The new software, called InfoScape, uses classification technology repurposed from EMC Documentum software to crawl file systems and automatically tag files with basic metadata (such as date created, author, headline) and with certain clues to business value, sensitivity and content. For instance, InfoScape might flag files that contain the data format of a Social Security number (XXX-XX-XXXX) as well as the words "confidential” or "contract" in the subject line. InfoScape also ships with 25 industry taxonomies (hierarchies of categories under which files can be grouped). Then it's up to customers to create policies and rules for what should be done with each file and take action--for instance, encrypt the file containing personally identifiable data, restrict access to the confidential document, or archive the contract in a secure, top-tier storage array. Alongside InfoScape, EMC has also introduced Information Management Strategy Service for those who want consultants to help them set and enact these policies.
This ability to automatically classify files no matter what application they were created in or where they're stored is not brand new; Kazeon, StoredIQ, Scentric, njini and Index Engines all offer some form of horizontal automated classification software or appliance. But InfoScape is the first offering from a company with the history, size and clout of EMC. The need for such technology will grow increasingly clear, says Arun Taneja of the Taneja Group, a technology consulting firm. "Enterprises will need to apply one or more information classification engines that will work with all unstructured data and give you genuine, true ILM capability."
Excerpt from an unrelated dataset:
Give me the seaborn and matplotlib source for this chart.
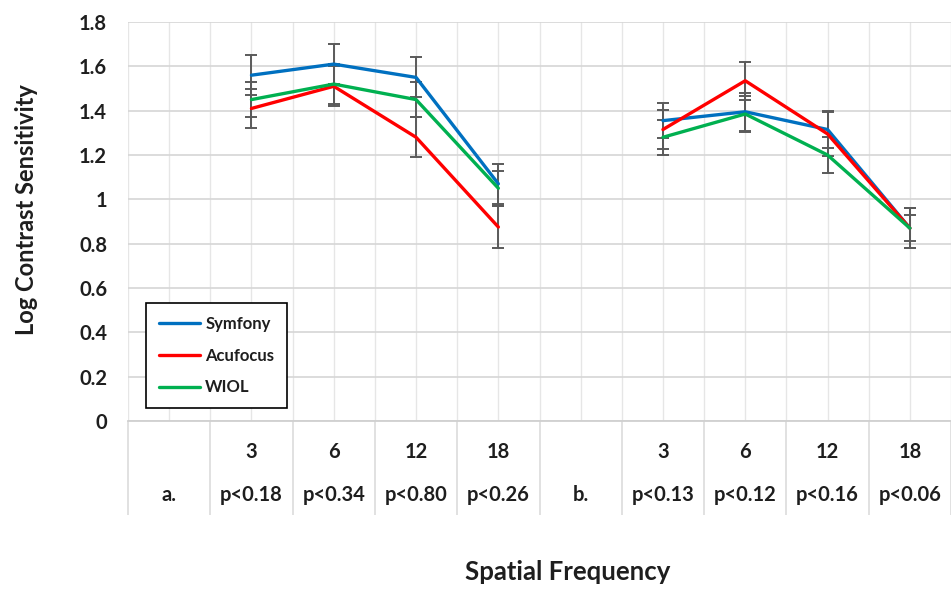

If automated classification becomes a hot trend, there will also be an increasing need to do something with the organized files. So far, the only file migration InfoScape offers is within EMC's Celerra storage boxes, although the company plans to support more EMC storage products over the next 12 months. In fact, a cynic might look at InfoScape as a way of locking storage customers into the EMC fold. But it could help customers with three important tasks: protecting sensitive files, such as those containing personally identifiable information, company secrets or intellectual property; moving less important data to inexpensive storage; and possibly accommodating a legal discovery. (InfoScape should be able to produce all files created by a particular author within a set timeframe. However, more complicated queries would be tougher because InfoScape doesn't support universal full-text indexing.)
Over the next year, EMC will provide InfoScape with APIs to integrate with other storage software products and provide new features, such as automatic encryption of confidential files, bringing it closer to full-fledged ILM.
Pricing starts at $125,000.